Now that I had something to store the dry ice in after I bought it, I was free to start building the actual fog machine. After doing some research, I learned that if you add dry ice to hot water, the extreme cold from the ice will condense the water vapor (steam) into a cloud, thus creating fog. My original plan was to build a plywood box, cut a hole in the front of it, put a fan in front of that, then put a pot on a hot plate under it, and dump the dry ice into that. After some more thinking (and a picture I saw online) I modified the plan. I borrowed a large soup pot from my church kitchen (it holds at least 16 quarts) and I decided that instead of enclosing it inside a large box to catch the fog, I would mount the fan and hose onto a piece of plywood that I could place on top of the pot like a lid.
The first step was to make the fan. There was a time when I had lots of little motors lying around, but they all managed to disappear now that I actually needed one. I found this one on my desk. I forget what it came out of, but it was intended for an airplane I was going to make but never got around to (maybe I will this summer...). The propeller came from a rubber band powered balsa wood airplane kit that I acquired, played with and broke.
The motor, unfortunately, just didn't have the power I needed it to have. It also had a problem, in that it didn't like to start. I went hunting for another one, and eventually found an rechargable razor that my aunt got as a free gift from somewhere. She gave it to me for some reason, and it's sat on my shelf since. (it normally has a guard over the blades on the end... that's why it looks weird)

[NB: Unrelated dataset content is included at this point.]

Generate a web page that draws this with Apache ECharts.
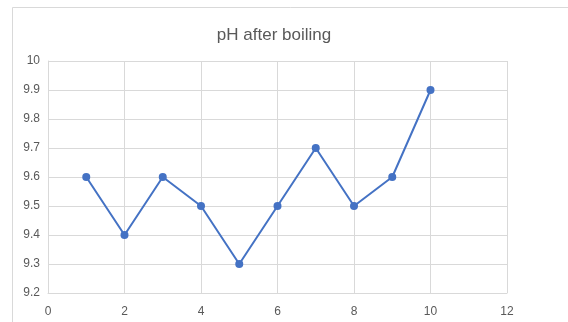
<!DOCTYPE html>
<html><head><meta charset="utf-8">
<script src="https://cdn.jsdelivr.net/npm/echarts@6/dist/echarts.min.js"></script>
<style>html,body{margin:0;padding:0;background:#fff}#c{width:568px;height:322px}</style>
</head><body><div id="c"></div>
<script>
const xValues = [1, 2, 3, 4, 5, 6, 7, 8, 9, 10];
const phValues = [9.6, 9.4, 9.6, 9.5, 9.3, 9.5, 9.7, 9.5, 9.6, 9.9];
const titleText = 'pH after boiling';

const chart = echarts.init(document.getElementById('c'), null, {renderer: 'canvas'});
const font = 'Liberation Sans';
chart.setOption({
  animation: false,
  backgroundColor: '#fff',
  graphic: [{
    type: 'rect', shape: {x: 12.5, y: 7.5, width: 700, height: 400},
    style: {fill: 'none', stroke: '#d9d9d9', lineWidth: 1}, silent: true
  }],
  title: {
    text: titleText, left: 269, top: 22, textAlign: 'center',
    textStyle: {fontFamily: font, fontSize: 17, fontWeight: 'normal', color: '#595959'}
  },
  grid: {left: 48, right: 61, top: 61, bottom: 29, containLabel: false},
  xAxis: {
    type: 'value', min: 0, max: 12, interval: 2,
    axisLine: {show: true, lineStyle: {color: '#d9d9d9', width: 1}},
    axisTick: {show: false},
    splitLine: {show: true, lineStyle: {color: '#d9d9d9', width: 1}},
    axisLabel: {fontFamily: font, fontSize: 12, color: '#595959', margin: 13}
  },
  yAxis: {
    type: 'value', min: 9.2, max: 10, interval: 0.1,
    axisLine: {show: true, lineStyle: {color: '#d9d9d9', width: 1}},
    axisTick: {show: false},
    splitLine: {show: true, lineStyle: {color: '#d9d9d9', width: 1}},
    axisLabel: {fontFamily: font, fontSize: 12, color: '#595959', margin: 8,
      formatter: v => String(Math.round(v * 10) / 10)}
  },
  series: [{
    type: 'line',
    data: xValues.map((x, i) => [x, phValues[i]]),
    symbol: 'circle', symbolSize: 8,
    lineStyle: {color: '#4472C4', width: 2},
    itemStyle: {color: '#4472C4'}
  }]
});
</script></body></html>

I opened it up and pulled the motor out of it. The skinny blue thing is the rechargable battery, and the rectangular blue thing with the white diamond is the power transformer. The motor is the brass colored rectangle at the top. The thing on the wires hanging from the bottom is where the power cord plugs in.
The hole in the propeller was too small for the shaft of the
motor, so I got out my drill and made it a little bigger.
Perfect!
Not so perfect, actually. There was something wrong with that motor too, or I broke it. I'm not sure which. It worked the first few times, then stopped working, and I couldn't make it start again. So I took a break from that problem and worked on the hose assembly.
I bought an 8' dryer hose from the hardware store, and attached a cardboard funnel to the end of it. My plan was to mount the fan inside of this, then attach it to the plywood base over a hole that I would cut. When the ice made fog in the pot, this would suck it out, and blow it through the hose to wherever I needed it.
If you haven't noticed, I tend to stop taking pictures when I get frustrated with whatever I'm working on. I ended up finding a motor in an old Erector set that I got when I was really little. The propeller came from a little gas powered model airplane engine that I bought from a yard sale many many years ago and never managed to get running. By some miracle, the propeller fit perfectly onto the motor shaft. I added a drop of hot glue to hold it on, just in case. I took some pieces of fence wire (leftover from the elephant project, actually)
This is it all put together. You can see one of the two holes I cut in the plywood. The visible one is the vent. The second one is under the intake hood.